**EXERCISE AIM**. Output the material word for word. Leave each picture out.
--- DATASET EXCERPT ---
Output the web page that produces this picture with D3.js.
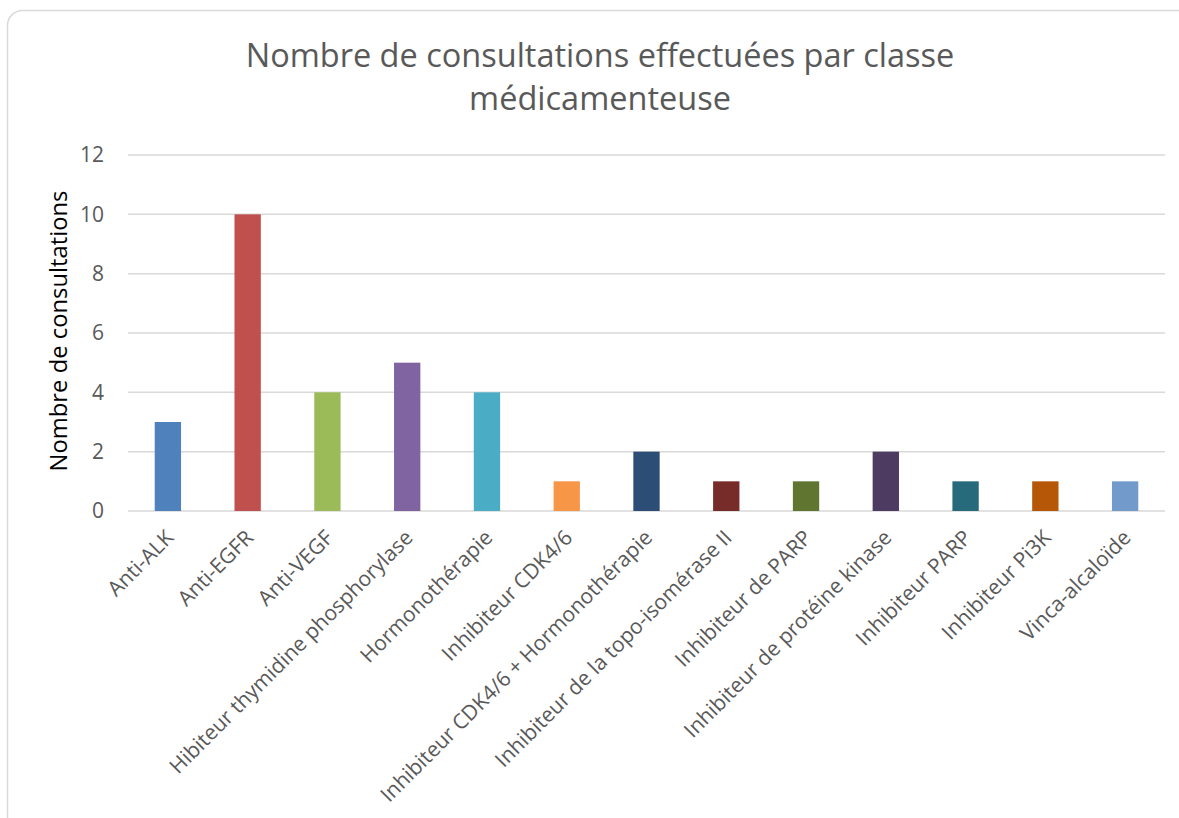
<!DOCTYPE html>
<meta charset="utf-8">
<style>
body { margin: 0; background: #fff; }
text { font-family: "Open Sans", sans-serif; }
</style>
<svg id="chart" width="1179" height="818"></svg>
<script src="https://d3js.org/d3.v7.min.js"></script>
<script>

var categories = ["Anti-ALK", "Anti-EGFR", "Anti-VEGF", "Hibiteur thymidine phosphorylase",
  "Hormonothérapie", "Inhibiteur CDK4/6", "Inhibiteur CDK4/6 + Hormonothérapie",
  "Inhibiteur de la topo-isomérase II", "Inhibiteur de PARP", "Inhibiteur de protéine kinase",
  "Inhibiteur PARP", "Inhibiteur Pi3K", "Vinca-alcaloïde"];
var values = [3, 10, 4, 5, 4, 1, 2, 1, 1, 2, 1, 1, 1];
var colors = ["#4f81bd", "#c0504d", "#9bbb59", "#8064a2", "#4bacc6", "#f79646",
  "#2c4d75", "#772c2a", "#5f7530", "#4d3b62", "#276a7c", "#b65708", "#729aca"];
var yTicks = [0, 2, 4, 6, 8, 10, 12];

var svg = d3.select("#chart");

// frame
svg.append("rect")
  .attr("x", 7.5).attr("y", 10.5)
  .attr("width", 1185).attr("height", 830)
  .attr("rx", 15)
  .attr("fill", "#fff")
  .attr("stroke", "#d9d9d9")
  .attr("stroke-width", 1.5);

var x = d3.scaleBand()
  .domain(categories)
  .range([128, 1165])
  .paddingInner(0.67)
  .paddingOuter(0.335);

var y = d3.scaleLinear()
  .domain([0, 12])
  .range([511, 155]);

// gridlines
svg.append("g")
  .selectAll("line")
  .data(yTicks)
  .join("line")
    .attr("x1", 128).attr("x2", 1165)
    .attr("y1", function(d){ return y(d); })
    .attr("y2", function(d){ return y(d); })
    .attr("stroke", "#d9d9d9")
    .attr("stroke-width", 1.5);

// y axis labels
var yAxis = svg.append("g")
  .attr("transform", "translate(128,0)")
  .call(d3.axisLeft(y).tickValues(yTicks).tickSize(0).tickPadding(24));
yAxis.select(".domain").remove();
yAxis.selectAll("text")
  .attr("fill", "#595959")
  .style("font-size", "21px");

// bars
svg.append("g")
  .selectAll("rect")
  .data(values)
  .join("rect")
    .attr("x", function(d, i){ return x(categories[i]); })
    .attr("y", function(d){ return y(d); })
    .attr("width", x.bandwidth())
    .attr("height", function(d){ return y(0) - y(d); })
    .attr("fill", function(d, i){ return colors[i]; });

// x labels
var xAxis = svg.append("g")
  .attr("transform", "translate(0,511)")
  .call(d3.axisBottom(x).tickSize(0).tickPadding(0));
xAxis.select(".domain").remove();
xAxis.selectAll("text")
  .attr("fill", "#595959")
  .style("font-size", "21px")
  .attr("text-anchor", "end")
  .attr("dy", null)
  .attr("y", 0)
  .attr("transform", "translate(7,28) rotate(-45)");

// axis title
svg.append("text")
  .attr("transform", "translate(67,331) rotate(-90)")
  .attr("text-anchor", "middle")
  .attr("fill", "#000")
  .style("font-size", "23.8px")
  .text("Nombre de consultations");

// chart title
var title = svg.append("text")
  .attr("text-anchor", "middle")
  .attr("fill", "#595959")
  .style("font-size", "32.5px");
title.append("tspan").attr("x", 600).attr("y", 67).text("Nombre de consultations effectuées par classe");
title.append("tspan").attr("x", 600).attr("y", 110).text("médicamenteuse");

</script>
---
**RESULT**.
Output the web page that produces this picture with D3.js.
<!DOCTYPE html>
<meta charset="utf-8">
<style>
body { margin: 0; background: #fff; }
text { font-family: "Open Sans", sans-serif; }
</style>
<svg id="chart" width="1179" height="818"></svg>
<script src="https://d3js.org/d3.v7.min.js"></script>
<script>

var categories = ["Anti-ALK", "Anti-EGFR", "Anti-VEGF", "Hibiteur thymidine phosphorylase",
  "Hormonothérapie", "Inhibiteur CDK4/6", "Inhibiteur CDK4/6 + Hormonothérapie",
  "Inhibiteur de la topo-isomérase II", "Inhibiteur de PARP", "Inhibiteur de protéine kinase",
  "Inhibiteur PARP", "Inhibiteur Pi3K", "Vinca-alcaloïde"];
var values = [3, 10, 4, 5, 4, 1, 2, 1, 1, 2, 1, 1, 1];
var colors = ["#4f81bd", "#c0504d", "#9bbb59", "#8064a2", "#4bacc6", "#f79646",
  "#2c4d75", "#772c2a", "#5f7530", "#4d3b62", "#276a7c", "#b65708", "#729aca"];
var yTicks = [0, 2, 4, 6, 8, 10, 12];

var svg = d3.select("#chart");

// frame
svg.append("rect")
  .attr("x", 7.5).attr("y", 10.5)
  .attr("width", 1185).attr("height", 830)
  .attr("rx", 15)
  .attr("fill", "#fff")
  .attr("stroke", "#d9d9d9")
  .attr("stroke-width", 1.5);

var x = d3.scaleBand()
  .domain(categories)
  .range([128, 1165])
  .paddingInner(0.67)
  .paddingOuter(0.335);

var y = d3.scaleLinear()
  .domain([0, 12])
  .range([511, 155]);

// gridlines
svg.append("g")
  .selectAll("line")
  .data(yTicks)
  .join("line")
    .attr("x1", 128).attr("x2", 1165)
    .attr("y1", function(d){ return y(d); })
    .attr("y2", function(d){ return y(d); })
    .attr("stroke", "#d9d9d9")
    .attr("stroke-width", 1.5);

// y axis labels
var yAxis = svg.append("g")
  .attr("transform", "translate(128,0)")
  .call(d3.axisLeft(y).tickValues(yTicks).tickSize(0).tickPadding(24));
yAxis.select(".domain").remove();
yAxis.selectAll("text")
  .attr("fill", "#595959")
  .style("font-size", "21px");

// bars
svg.append("g")
  .selectAll("rect")
  .data(values)
  .join("rect")
    .attr("x", function(d, i){ return x(categories[i]); })
    .attr("y", function(d){ return y(d); })
    .attr("width", x.bandwidth())
    .attr("height", function(d){ return y(0) - y(d); })
    .attr("fill", function(d, i){ return colors[i]; });

// x labels
var xAxis = svg.append("g")
  .attr("transform", "translate(0,511)")
  .call(d3.axisBottom(x).tickSize(0).tickPadding(0));
xAxis.select(".domain").remove();
xAxis.selectAll("text")
  .attr("fill", "#595959")
  .style("font-size", "21px")
  .attr("text-anchor", "end")
  .attr("dy", null)
  .attr("y", 0)
  .attr("transform", "translate(7,28) rotate(-45)");

// axis title
svg.append("text")
  .attr("transform", "translate(67,331) rotate(-90)")
  .attr("text-anchor", "middle")
  .attr("fill", "#000")
  .style("font-size", "23.8px")
  .text("Nombre de consultations");

// chart title
var title = svg.append("text")
  .attr("text-anchor", "middle")
  .attr("fill", "#595959")
  .style("font-size", "32.5px");
title.append("tspan").attr("x", 600).attr("y", 67).text("Nombre de consultations effectuées par classe");
title.append("tspan").attr("x", 600).attr("y", 110).text("médicamenteuse");

</script>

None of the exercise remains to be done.